Construction and testing
You can use a 5V DC adaptor to operate the circuit. Assemble the circuit on a general-purpose PCB and enclose it in a suitable cabinet. Attach the IR sensor module on the front of the dispenser bottle. The proposed construction details are explained here:
- The author has used a shampoo bottle for this project. First, connect various components used in the project, as shown in Fig. 3.
- Trim shampoo bottle at a suitable length. Insert DC pump and small plastic pipe (20-30cm) inside the bottle, as shown in Fig. 4.
- Make a small hole on the bottle so that one end of the plastic pipe can be fitted on the bottle, as shown in Fig. 5.

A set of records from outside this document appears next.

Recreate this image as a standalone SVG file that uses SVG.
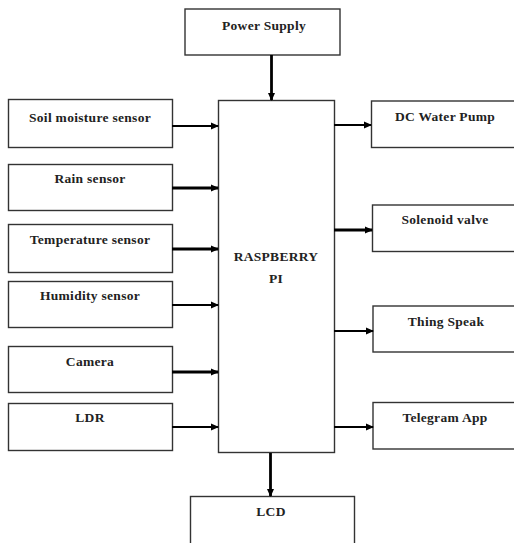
<svg xmlns="http://www.w3.org/2000/svg" width="514" height="543" viewBox="0 0 514 543">
<defs>
<marker id="ah" markerWidth="8" markerHeight="8" refX="7" refY="4" orient="auto" markerUnits="userSpaceOnUse">
<path d="M0,0.5 L8,4 L0,7.5 Z" fill="#000"/>
</marker>
<style>
.box{fill:#fff;stroke:#333;stroke-width:1.4}
.t{font-family:"Liberation Serif","Times New Roman",serif;font-weight:bold;font-size:13.5px;letter-spacing:0.3px;fill:#222;text-anchor:middle}
.c{stroke:#000;stroke-width:1.8;fill:none;marker-end:url(#ah)}
.k{stroke-width:2.8}
</style>
</defs>
<rect width="514" height="543" fill="#fff"/>
<g id="power"><rect class="box" x="185" y="9" width="155" height="46"/><text class="t" x="264" y="30">Power Supply</text></g>
<g id="rpi"><rect class="box" x="218.5" y="100.5" width="116" height="352"/><text class="t" x="276" y="261">RASPBERRY</text><text class="t" x="276" y="283">PI</text></g>
<g id="soil"><rect class="box" x="8.5" y="99.5" width="164" height="48"/><text class="t" x="90" y="122">Soil moisture sensor</text></g>
<g id="rain"><rect class="box" x="8.5" y="164.5" width="164" height="46"/><text class="t" x="90" y="183">Rain sensor</text></g>
<g id="temp"><rect class="box" x="8.5" y="224.5" width="164" height="48"/><text class="t" x="90" y="244">Temperature sensor</text></g>
<g id="humidity"><rect class="box" x="8.5" y="281.5" width="164" height="46"/><text class="t" x="90" y="300">Humidity sensor</text></g>
<g id="camera"><rect class="box" x="8.5" y="346.5" width="164" height="46"/><text class="t" x="90" y="366">Camera</text></g>
<g id="ldr"><rect class="box" x="8.5" y="403.5" width="164" height="47"/><text class="t" x="90" y="422">LDR</text></g>
<g id="pump"><rect class="box" x="371.5" y="101" width="150" height="46.5"/><text class="t" x="445" y="121">DC Water Pump</text></g>
<g id="solenoid"><rect class="box" x="372.5" y="205" width="150" height="46.5"/><text class="t" x="445" y="224">Solenoid valve</text></g>
<g id="thingspeak"><rect class="box" x="373" y="306" width="150" height="46"/><text class="t" x="446" y="326">Thing Speak</text></g>
<g id="telegram"><rect class="box" x="373" y="402.5" width="150" height="46.5"/><text class="t" x="445" y="422">Telegram App</text></g>
<g id="lcd"><rect class="box" x="190.5" y="496.5" width="164" height="60"/><text class="t" x="271" y="516">LCD</text></g>
<g id="connectors">
<path class="c k" d="M271.5,55 V100"/>
<path class="c" d="M172,126 H218"/>
<path class="c k" d="M172,188 H218"/>
<path class="c k" d="M172,249 H218"/>
<path class="c" d="M172,305 H218"/>
<path class="c k" d="M172,372 H218"/>
<path class="c" d="M172,427 H218"/>
<path class="c" d="M334,125 H371"/>
<path class="c k" d="M334,230 H372"/>
<path class="c" d="M334,331 H373"/>
<path class="c" d="M334,427 H373"/>
<path class="c k" d="M270.5,453 V496"/>
</g>
</svg>
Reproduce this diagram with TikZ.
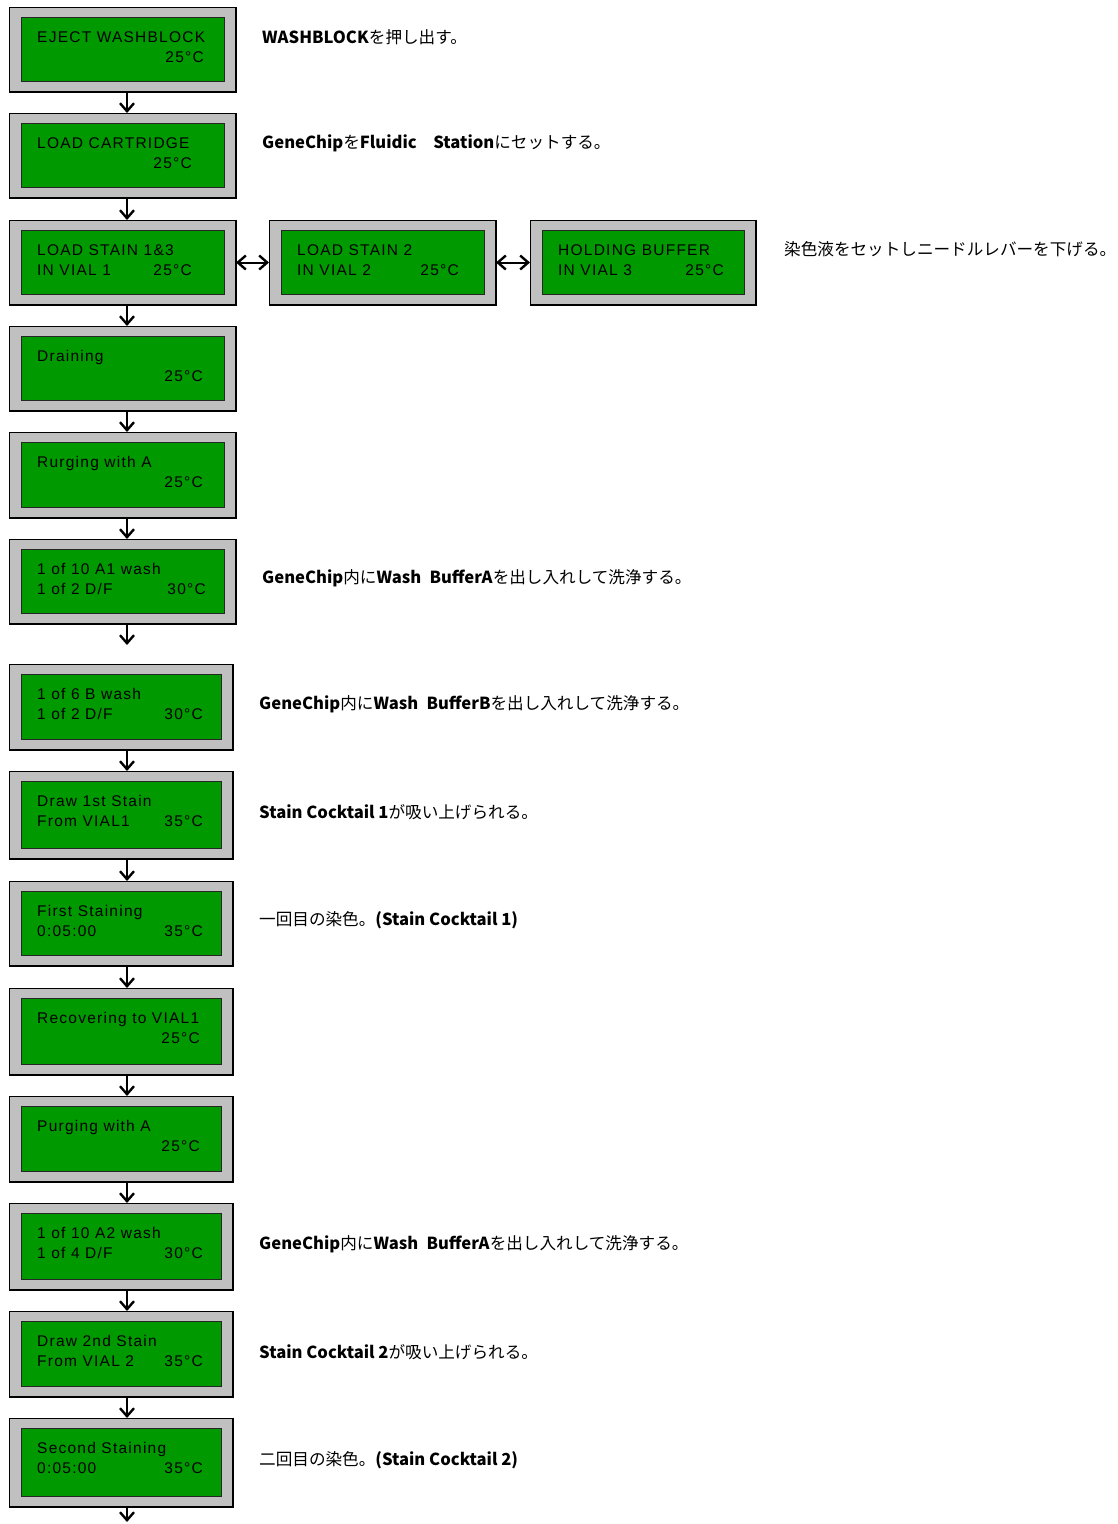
\documentclass[tikz,border=0pt]{standalone}
\usepackage{fontspec}
\setmainfont{Liberation Sans}
\newfontfamily\lcdfont[LetterSpace=8]{Liberation Sans}
\newfontfamily\jp{Noto Sans CJK JP}
\usetikzlibrary{arrows.meta}
\definecolor{lcdgreen}{HTML}{009900}
\definecolor{bezel}{HTML}{C0C0C0}
\tikzset{
  outerbox/.style={draw=black, line width=1pt, fill=bezel, inner sep=0pt, outer sep=0pt, anchor=north west},
  innerbox/.style={draw=black!85, line width=1pt, fill=lcdgreen, inner sep=0pt, outer sep=0pt},
  lcdtext/.style={inner sep=0pt, font=\lcdfont\fontsize{15.5}{17}\selectfont, text=black},
  note/.style={inner sep=0pt, anchor=west, font=\jp\fontsize{16.6}{18}\selectfont},
  barb/.tip={Straight Barb[length=8pt,width=14pt,line width=2.4pt]},
  arr/.style={line width=2pt, -barb},
  darr/.style={line width=2pt, barb-barb},
}
% name, left, top, right, bottom, line1, line2, temp, temp right edge
\newcommand\lcdbox[9]{%
  \node[outerbox, minimum width={#4-#2}, minimum height={#5-#3}] (#1) at (#2,#3) {};
  \draw[line width=1.6pt] (#1.south west) -- (#1.south east) -- (#1.north east);
  \node[innerbox, minimum width={#4-#2-24}, minimum height={#5-#3-21}] (#1i) at (#1.center) {};
  \node[lcdtext, anchor=base west] (#1a) at (#2+28,#3+35) {#6};
  \node[lcdtext, anchor=base west] (#1b) at (#2+28,#3+55) {#7};
  \node[lcdtext, anchor=base east] (#1t) at (#9,#3+55) {#8};
}
\begin{document}
\begin{tikzpicture}[x=1pt,y=-1pt]
\useasboundingbox[fill=white] (0,0) rectangle (1117,1524);
\lcdbox{b1}{9}{7}{236}{92}{EJECT WASHBLOCK}{}{25°C}{204}
\lcdbox{b2}{9}{113}{236}{198}{LOAD CARTRIDGE}{}{25°C}{192}
\lcdbox{b3}{9}{220}{236}{305}{LOAD STAIN 1\&3}{IN VIAL 1}{25°C}{192}
\lcdbox{b3b}{269}{220}{496}{305}{LOAD STAIN 2}{IN VIAL 2}{25°C}{459}
\lcdbox{b3c}{530}{220}{756}{305}{HOLDING BUFFER}{IN VIAL 3}{25°C}{724}
\lcdbox{b4}{9}{326}{236}{411}{Draining}{}{25°C}{203}
\lcdbox{b5}{9}{432}{236}{518}{Rurging with A}{}{25°C}{203}
\lcdbox{b6}{9}{539}{236}{624}{1 of 10 A1 wash}{1 of 2 D/F}{30°C}{206}
\lcdbox{b7}{9}{664}{233}{750}{1 of 6 B wash}{1 of 2 D/F}{30°C}{203}
\lcdbox{b8}{9}{771}{233}{859}{Draw 1st Stain}{From VIAL1}{35°C}{203}
\lcdbox{b9}{9}{881}{233}{966}{First Staining}{0:05:00}{35°C}{203}
\lcdbox{b10}{9}{988}{233}{1075}{Recovering to VIAL1}{}{25°C}{200}
\lcdbox{b11}{9}{1096}{233}{1182}{Purging with A}{}{25°C}{200}
\lcdbox{b12}{9}{1203}{233}{1290}{1 of 10 A2 wash}{1 of 4 D/F}{30°C}{203}
\lcdbox{b13}{9}{1311}{233}{1397}{Draw 2nd Stain}{From VIAL 2}{35°C}{203}
\lcdbox{b14}{9}{1418}{233}{1507}{Second Staining}{0:05:00}{35°C}{203}
\coordinate (e6) at (127,645);
\coordinate (e14) at (127,1522);
% vertical connectors
\foreach \a/\b in {b1/b2,b2/b3,b3/b4,b4/b5,b5/b6,b7/b8,b8/b9,b9/b10,b10/b11,b11/b12,b12/b13,b13/b14}{
  \draw[arr] (\a.south -| e6) -- (\b.north -| e6);
}
\draw[arr] (b6.south -| e6) -- (e6);
\draw[arr] (b14.south -| e14) -- (e14);
\draw[darr] (b3.east) -- (b3b.west);
\draw[darr] (b3b.east) -- (b3c.west);
% notes
\node[note] (n1) at (262,37) {\textbf{WASHBLOCK}を押し出す。};
\node[note] (n2) at (262,143) {\textbf{GeneChip}を\textbf{Fluidic\quad Station}にセットする。};
\node[note] (n3) at (784,249) {染色液をセットしニードルレバーを下げる。};
\node[note] (n6) at (262,578) {\textbf{GeneChip}内に\textbf{Wash\enspace BufferA}を出し入れして洗浄する。};
\node[note] (n7) at (259,704) {\textbf{GeneChip}内に\textbf{Wash\enspace BufferB}を出し入れして洗浄する。};
\node[note] (n8) at (259,812) {\textbf{Stain Cocktail 1}が吸い上げられる。};
\node[note] (n9) at (259,920) {一回目の染色。\textbf{(Stain Cocktail 1)}};
\node[note] (n12) at (259,1244) {\textbf{GeneChip}内に\textbf{Wash\enspace BufferA}を出し入れして洗浄する。};
\node[note] (n13) at (259,1352) {\textbf{Stain Cocktail 2}が吸い上げられる。};
\node[note] (n14) at (259,1460) {二回目の染色。\textbf{(Stain Cocktail 2)}};
\end{tikzpicture}
\end{document}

- Attach the remaining components, including the main circuit and IR module, on the bottle using glue. Pour down sanitiser into the bottle and cover it with an airtight lid. The final proposed assembly is shown in Fig. 6.
Switch on the circuit and keep your hands in front of the IR sensor module. Sanitiser fluid will flow out and continue to flow out until your hands are withdrawn from the sensor.
You need to cover the IR module with suitable insulation and water-proof material so that it would not get damaged in case liquid falls on the module. The IR sensor detects hand at a distance in the range between 2~30cm. You can manually calibrate the sensitivity using an inbuilt potentiometer on the IR module.
The IR module tends to get activated by itself when kept in open sunlight and sometimes even under tubelight inside a room. It is recommended to use a suitable contraption or enclosure for the IR module to prevent false triggering by ambient light.